Assange: “Washington ha criminalizzato il giornalismo”

Al Consiglio d'Europa le sue prime dichiarazioni pubbliche da quando è stato liberato a giugno

Assange: “Washington ha criminalizzato il giornalismo”
Julian Assange

La libertà di espressione e tutto ciò che ne consegue si trovano a un bivio oscuro. Temo che, a meno che istituzioni che stabiliscono norme come il Consiglio d’Europa non si sveglino di fronte alla gravità della situazione, sarà troppo tardi”. Lo ha detto Julian Assange, testimoniando il primo Ottobre al Consiglio d’Europa. Questa è la prima volta che il fondatore di WikiLeaks prende la parola in pubblico da quando è stato liberato alla fine del giugno scorso dopo aver trascorso gli ultimi quattordici anni presso l’ambasciata ecuadoriana a Londra e poi detenuto nel carcere britannico di alta sicurezza di Belmarsh.

Ecco alcuni passaggi del suo intervento.

“Se l’Europa vuole avere un futuro in cui la libertà di parola e la libertà di pubblicare la verità non siano privilegi riservati a pochi ma diritti garantiti a tutti, allora deve agire in modo che ciò che è accaduto nel mio caso non accada mai a nessun altro”, ha sottolineato Assange, chiedendo a tutti di fare la propria parte per “garantire che la luce della libertà non si affievolisca mai, che la ricerca della verità continui a vivere e che le voci di molti non vengano messe a tacere dagli interessi di pochi”. 

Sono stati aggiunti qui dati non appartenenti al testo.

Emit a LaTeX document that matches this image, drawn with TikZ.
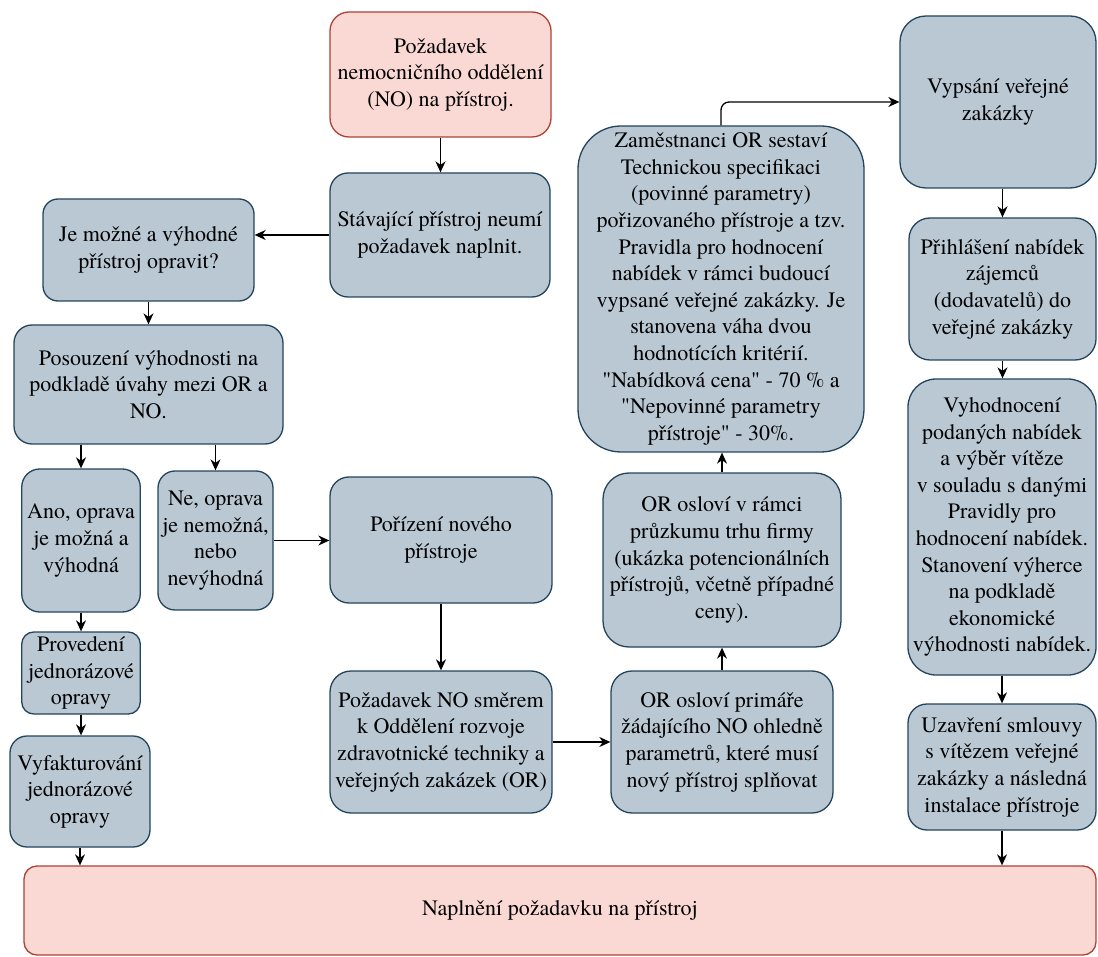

“Vedo più impunità, più segretezza, più rappresaglie per aver detto la verità, e più autocensura. È difficile non tracciare una linea tra il governo degli Stati Uniti che attraversa il Rubicone criminalizzando a livello internazionale il giornalismo e il freddo clima attuale per la libertà di espressione”.

“Ora la giustizia per me è preclusa poiché il governo degli Stati Uniti ha insistito per iscritto nel suo patteggiamento che non posso presentare un caso alla Corte europea per i diritti dell’uomo o anche una richiesta di legge sulla libertà di informazione per ciò che mi è stato fatto a seguito della richiesta di estradizione”.

“Ho scelto la libertà sull’impossibilità di ottenere giustizia. Voglio essere totalmente chiaro. Non sono libero oggi perché il sistema ha funzionato. Sono libero oggi perché dopo anni di carcere mi sono dichiarato colpevole di giornalismo”.

“Gli europei devono obbedire alla legge sullo spionaggio degli Stati Uniti. Il mio caso ha aperto la porta alla possibilità che qualsiasi grande Stato possa perseguire i giornalisti in Europa”.  

“I giornalisti non dovrebbero essere perseguiti per aver svolto il loro lavoro. Il giornalismo non è un crimine. È un pilastro di una società libera e informata”.